St. John’s always is expanding its high school partnerships. For one, it sends faculty members as emissaries into the community. St. John’s professors visit area high schools as guest lecturers and pave the way for students to visit the university. St. John’s professors also share their expertise with high school students in real-life, hands-on ways. For example, Dr. William Reisel, professor of management, has invited Susan Wagner High School’s Academy of Finance to join his partnership with Central Family Life Center, one of the North Shore’s leading nonprofits. “Because we are community-based, we are always able to find ways for high school students to join the St.
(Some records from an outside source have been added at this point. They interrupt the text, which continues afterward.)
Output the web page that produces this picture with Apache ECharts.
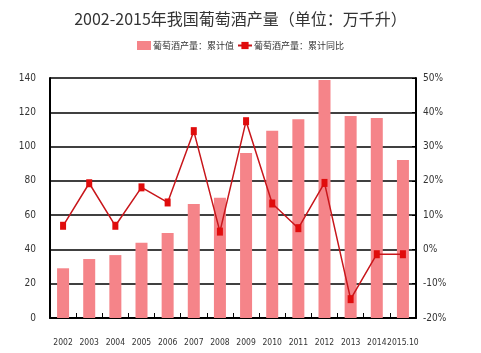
<!DOCTYPE html>
<html>
<head>
<meta charset="utf-8">
<script src="https://cdn.jsdelivr.net/npm/echarts@6/dist/echarts.min.js"></script>
<style>
html, body { margin: 0; padding: 0; background: #fff; }
#myChart { width: 481px; height: 353px; }
</style>
</head>
<body>
<div id="myChart"></div>
<script>
// 数据：估计值
var years = ['2002', '2003', '2004', '2005', '2006', '2007', '2008', '2009', '2010', '2011', '2012', '2013', '2014', '2015.10'];
var output = [29, 34.4, 36.7, 43.9, 49.6, 66.5, 70.2, 96.3, 109.3, 116, 138.8, 117.8, 116.7, 92.2];
var growth = [6.9, 19.3, 6.9, 18.1, 13.7, 34.5, 5.2, 37.4, 13.4, 6.2, 19.4, -14.5, -1.4, -1.4];
var leftTicks = [0, 140, 20];
var rightTicks = [-20, 50, 10];

var narrow = '"DejaVu Sans Condensed", "Liberation Sans Narrow", "Liberation Sans", sans-serif';

var myChart = echarts.init(document.getElementById('myChart'));
var option = {
    backgroundColor: '#fff',
    animation: false,
    title: {
        text: '2002-2015年我国葡萄酒产量（单位：万千升）',
        left: 'center',
        top: 6,
        textStyle: {
            fontSize: 16,
            fontWeight: 'normal',
            color: '#333',
            fontFamily: '"Noto Sans CJK SC", sans-serif'
        }
    },
    legend: {
        top: 36,
        left: 'center',
        itemGap: 3,
        itemWidth: 14,
        itemHeight: 9,
        textStyle: {
            fontSize: 9,
            color: '#333',
            padding: [0, 0, 0, -3],
            fontFamily: '"Noto Sans CJK SC", sans-serif'
        },
        data: [
            { name: '葡萄酒产量：累计值', icon: 'rect' },
            { name: '葡萄酒产量：累计同比' }
        ]
    },
    grid: {
        left: 50,
        right: 65,
        top: 78,
        bottom: 35
    },
    xAxis: {
        type: 'category',
        data: years,
        axisLine: { lineStyle: { color: '#000', width: 2 } },
        axisTick: { show: true, inside: true, length: 5, lineStyle: { color: '#000' } },
        axisLabel: {
            interval: 0, // 全部显示
            margin: 20,
            fontSize: 8.5,
            color: '#333',
            fontFamily: narrow
        }
    },
    yAxis: [{
        type: 'value',
        min: leftTicks[0],
        max: leftTicks[1],
        interval: leftTicks[2],
        axisLine: { show: true, lineStyle: { color: '#000', width: 2 } },
        axisTick: { show: false },
        splitLine: { lineStyle: { color: '#000', width: 1.5 } },
        axisLabel: { fontSize: 10, color: '#333', margin: 14, fontFamily: narrow }
    }, {
        type: 'value',
        min: rightTicks[0],
        max: rightTicks[1],
        interval: rightTicks[2],
        axisLine: { show: true, lineStyle: { color: '#000', width: 2 } },
        axisTick: { show: true, inside: true, length: 4, lineStyle: { color: '#000' } },
        splitLine: { show: false },
        axisLabel: { formatter: '{value}%', fontSize: 10, color: '#333', margin: 7, fontFamily: narrow }
    }],
    series: [{
        name: '葡萄酒产量：累计值',
        type: 'bar',
        data: output,
        barWidth: 12,
        itemStyle: { color: '#f58489' }
    }, {
        name: '葡萄酒产量：累计同比',
        type: 'line',
        yAxisIndex: 1,
        data: growth,
        symbol: 'rect',
        symbolSize: [6, 8],
        lineStyle: { color: '#c8161b', width: 1.5 },
        itemStyle: { color: '#e00c0c' }
    }]
};
myChart.setOption(option);
</script>
</body>
</html>
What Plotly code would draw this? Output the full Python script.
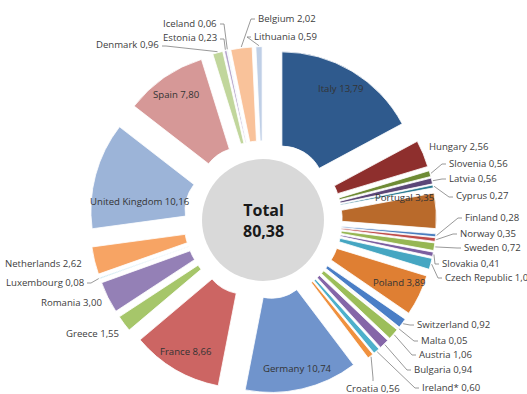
import math
import plotly.graph_objects as go

# ---------------- data ----------------
countries = ["Italy", "Hungary", "Slovenia", "Latvia", "Cyprus", "Portugal", "Finland", "Norway",
             "Sweden", "Slovakia", "Czech Republic", "Poland", "Switzerland", "Malta", "Austria",
             "Bulgaria", "Ireland*", "Croatia", "Germany", "France", "Greece", "Romania",
             "Luxembourg", "Netherlands", "United Kingdom", "Spain", "Denmark", "Estonia",
             "Iceland", "Belgium", "Lithuania"]
values = [13.79, 2.56, 0.56, 0.56, 0.27, 3.35, 0.28, 0.35,
          0.72, 0.41, 1.05, 3.89, 0.92, 0.05, 1.06,
          0.94, 0.60, 0.56, 10.74, 8.66, 1.55, 3.00,
          0.08, 2.62, 10.16, 7.80, 0.96, 0.23,
          0.06, 2.02, 0.59]
total_label = "80,38"

# ---------------- styles ----------------
colors = ["#2F5A8D", "#8E2F2D", "#6E8B35", "#5B4677", "#2C7C92", "#B96A2B", "#4A7DBE", "#BE4B48",
          "#96B653", "#7B5EA0", "#45A6C2", "#DF7F33", "#4A7EC6", "#C95654", "#9CBE5A",
          "#8566A8", "#4DB0CB", "#F0913E", "#7094CC", "#CC6563", "#A6C66A", "#9480B6",
          "#6FBFD6", "#F7A464", "#9CB4D8", "#D69897", "#C1D69C", "#B4A5CB",
          "#A0D2E0", "#F9C29A", "#BFCFE6"]

W, H = 527, 394
CX, CY = 263, 220          # pie centre (px)
R = 136.5                  # outer radius (px)
PULL = 0.27                # explosion, fraction of R
HOLE = 0.31
GREY_R = 61
FONT = "Open Sans"
FS = 9.6
TXT = "#404040"

inside = {"Italy", "Germany", "France", "Spain", "United Kingdom", "Portugal", "Poland"}
inside_nudge = {"United Kingdom": (25, 21), "Portugal": (-11, -14), "Poland": (-2, -4)}

# outside label placement: x, y (px), anchor, leader?
outside = {
    "Hungary": (427, 146, "left", False),
    "Slovenia": (447, 163, "left", True),
    "Latvia": (447, 178, "left", True),
    "Cyprus": (454, 196, "left", True),
    "Finland": (463, 217, "left", True),
    "Norway": (458, 233, "left", True),
    "Sweden": (462, 247, "left", True),
    "Slovakia": (440, 263, "left", True),
    "Czech Republic": (443, 277, "left", True),
    "Switzerland": (415, 324, "left", True),
    "Malta": (419, 340, "left", True),
    "Austria": (417, 354, "left", True),
    "Bulgaria": (412, 369, "left", True),
    "Ireland*": (420, 387, "left", True),
    "Croatia": (373, 388, "center", True),
    "Greece": (121, 333, "right", False),
    "Romania": (104, 302, "right", False),
    "Luxembourg": (86, 282, "right", True),
    "Netherlands": (84, 263, "right", False),
    "Denmark": (161, 45, "right", True),
    "Estonia": (219, 38, "right", True),
    "Iceland": (219, 23, "right", True),
    "Belgium": (256, 18, "left", True),
    "Lithuania": (252, 36, "left", True),
}


def px(x):
    return x / W


def py(y):
    return 1 - y / H


def fmt(v):
    return f"{v:.2f}".replace(".", ",")


half = R * (1 + PULL)
dom_x = [px(CX - half), px(CX + half)]
dom_y = [max(0.0, py(CY + half)), py(CY - half)]

fig = go.Figure(go.Pie(
    labels=countries, values=values, sort=False, direction="clockwise", rotation=0,
    hole=HOLE, pull=PULL, textinfo="none", showlegend=False,
    marker=dict(colors=colors, line=dict(color="white", width=0.8)),
    domain=dict(x=dom_x, y=dom_y),
))

tot = sum(values)
annotations = []
shapes = []
cum = 0.0
p = PULL * R
for name, v in zip(countries, values):
    a0 = cum / tot * 360
    cum += v
    a1 = cum / tot * 360
    bis = math.radians((a0 + a1) / 2)
    dx, dy = math.sin(bis), -math.cos(bis)
    ox, oy = CX + p * dx, CY + p * dy
    text = f"{name} {fmt(v)}"
    if name in inside:
        lx, ly = ox + 0.85 * R * dx, oy + 0.85 * R * dy
        nx, ny = inside_nudge.get(name, (0, 0))
        annotations.append(dict(x=px(lx + nx), y=py(ly + ny), xref="paper", yref="paper",
                                text=text, showarrow=False, xanchor="center", yanchor="middle",
                                font=dict(family=FONT, size=FS, color="#333333")))
    else:
        x, y, anc, lead = outside[name]
        annotations.append(dict(x=px(x), y=py(y), xref="paper", yref="paper",
                                text=text, showarrow=False, xanchor=anc, yanchor="middle",
                                font=dict(family=FONT, size=FS, color=TXT)))
        if lead:
            wx, wy = ox + (R + 1) * dx, oy + (R + 1) * dy
            if anc == "left":
                ex, ey, sx, sy = x - 1, y + 1, x - 5, y + 1
            elif anc == "right":
                ex, ey, sx, sy = x + 1, y + 1, x + 5, y + 1
            else:
                ex, ey, sx, sy = x, y - 7, x, y - 10
            path = f"M {px(wx)} {py(wy)} L {px(sx)} {py(sy)} L {px(ex)} {py(ey)}"
            shapes.append(dict(type="path", path=path, xref="paper", yref="paper",
                               line=dict(color="#7F7F7F", width=0.8)))

shapes.append(dict(type="circle", xref="paper", yref="paper",
                   x0=px(CX - GREY_R), x1=px(CX + GREY_R), y0=py(CY + GREY_R), y1=py(CY - GREY_R),
                   fillcolor="#D9D9D9", line=dict(width=0), layer="above"))
annotations.append(dict(x=px(CX), y=py(CY), xref="paper", yref="paper",
                        text=f"<b>Total<br>{total_label}</b>", showarrow=False,
                        xanchor="center", yanchor="middle",
                        font=dict(family=FONT, size=16, color="#1A1A1A")))

fig.update_layout(width=W, height=H, margin=dict(l=0, r=0, t=0, b=0, pad=0),
                  paper_bgcolor="white", plot_bgcolor="white",
                  annotations=annotations, shapes=shapes)
fig.write_html("out.html")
John’s network and family,” Dr. Fanuzzi says.

While the Staten Island campus of St. John’s is rooted in and responsive to the local community, its students are part of a major Catholic university with a global presence. St. John’s is home to 16,210 undergraduate and 4,671 graduate students and 1,471 faculty members. In addition to the main Queens and the Staten Island campuses, there is a Manhattan campus and an academic center in Oakdale, Long Island. International campuses are located in Paris, and Rome, and the school offers a plethora of faculty exchange and study abroad programs. “We open up students to a world beyond their imagining,” says Dr. O’Keefe. “A global university has the perfect home on Staten Island.”
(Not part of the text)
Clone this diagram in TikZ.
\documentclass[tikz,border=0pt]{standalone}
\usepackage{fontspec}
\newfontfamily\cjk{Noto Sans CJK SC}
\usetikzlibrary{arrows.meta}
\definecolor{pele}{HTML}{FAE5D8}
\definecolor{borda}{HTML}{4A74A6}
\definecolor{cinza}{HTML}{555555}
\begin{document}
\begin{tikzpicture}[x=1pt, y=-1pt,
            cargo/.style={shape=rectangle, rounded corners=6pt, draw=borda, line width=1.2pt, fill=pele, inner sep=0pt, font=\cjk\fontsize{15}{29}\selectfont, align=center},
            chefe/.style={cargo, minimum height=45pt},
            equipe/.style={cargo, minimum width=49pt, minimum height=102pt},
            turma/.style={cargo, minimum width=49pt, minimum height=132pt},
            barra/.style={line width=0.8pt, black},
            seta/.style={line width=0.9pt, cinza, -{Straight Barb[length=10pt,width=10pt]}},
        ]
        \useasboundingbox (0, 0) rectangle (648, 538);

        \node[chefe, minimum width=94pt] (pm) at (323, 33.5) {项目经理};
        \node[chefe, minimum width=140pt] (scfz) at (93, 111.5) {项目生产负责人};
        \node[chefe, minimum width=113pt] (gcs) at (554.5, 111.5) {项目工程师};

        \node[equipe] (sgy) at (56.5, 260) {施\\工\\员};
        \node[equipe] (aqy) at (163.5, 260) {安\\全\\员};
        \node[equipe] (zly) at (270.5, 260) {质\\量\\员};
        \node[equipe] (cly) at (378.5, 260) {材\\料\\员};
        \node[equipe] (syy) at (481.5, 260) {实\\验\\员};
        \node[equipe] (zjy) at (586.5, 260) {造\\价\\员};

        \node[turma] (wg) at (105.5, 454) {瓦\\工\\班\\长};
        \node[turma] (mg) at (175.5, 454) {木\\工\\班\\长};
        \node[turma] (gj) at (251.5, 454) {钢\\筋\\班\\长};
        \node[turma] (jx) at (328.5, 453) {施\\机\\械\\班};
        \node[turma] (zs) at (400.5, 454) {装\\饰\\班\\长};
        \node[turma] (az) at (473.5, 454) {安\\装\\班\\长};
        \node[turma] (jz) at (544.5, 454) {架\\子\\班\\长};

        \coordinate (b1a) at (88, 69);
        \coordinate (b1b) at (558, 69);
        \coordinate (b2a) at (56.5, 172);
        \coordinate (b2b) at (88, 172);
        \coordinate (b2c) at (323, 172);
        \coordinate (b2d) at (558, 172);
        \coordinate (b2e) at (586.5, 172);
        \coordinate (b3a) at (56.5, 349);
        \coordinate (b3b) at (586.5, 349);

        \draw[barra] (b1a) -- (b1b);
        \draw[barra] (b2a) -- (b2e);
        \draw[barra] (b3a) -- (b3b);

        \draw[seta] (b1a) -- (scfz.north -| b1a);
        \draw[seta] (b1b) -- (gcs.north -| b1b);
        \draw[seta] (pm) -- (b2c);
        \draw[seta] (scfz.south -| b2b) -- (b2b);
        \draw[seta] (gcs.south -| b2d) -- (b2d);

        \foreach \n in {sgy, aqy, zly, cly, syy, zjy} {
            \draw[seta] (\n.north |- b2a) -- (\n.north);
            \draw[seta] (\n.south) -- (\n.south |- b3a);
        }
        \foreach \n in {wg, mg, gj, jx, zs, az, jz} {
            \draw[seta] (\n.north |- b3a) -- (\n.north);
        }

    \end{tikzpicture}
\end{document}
Bringing this wider world to those who live in St. John’s Staten Island’s backyard is what the recent initiatives are all about. “St. John’s takes seriously the escalating cost of higher education,” Dr. Fanuzzi says. “We drew a line in the sand and at a local level reversed a national trend. Through the tuition cut, the Early Start program, and our high school partnerships we have reached out to the community and the community is responding. It is becoming a very close relationship,” he adds.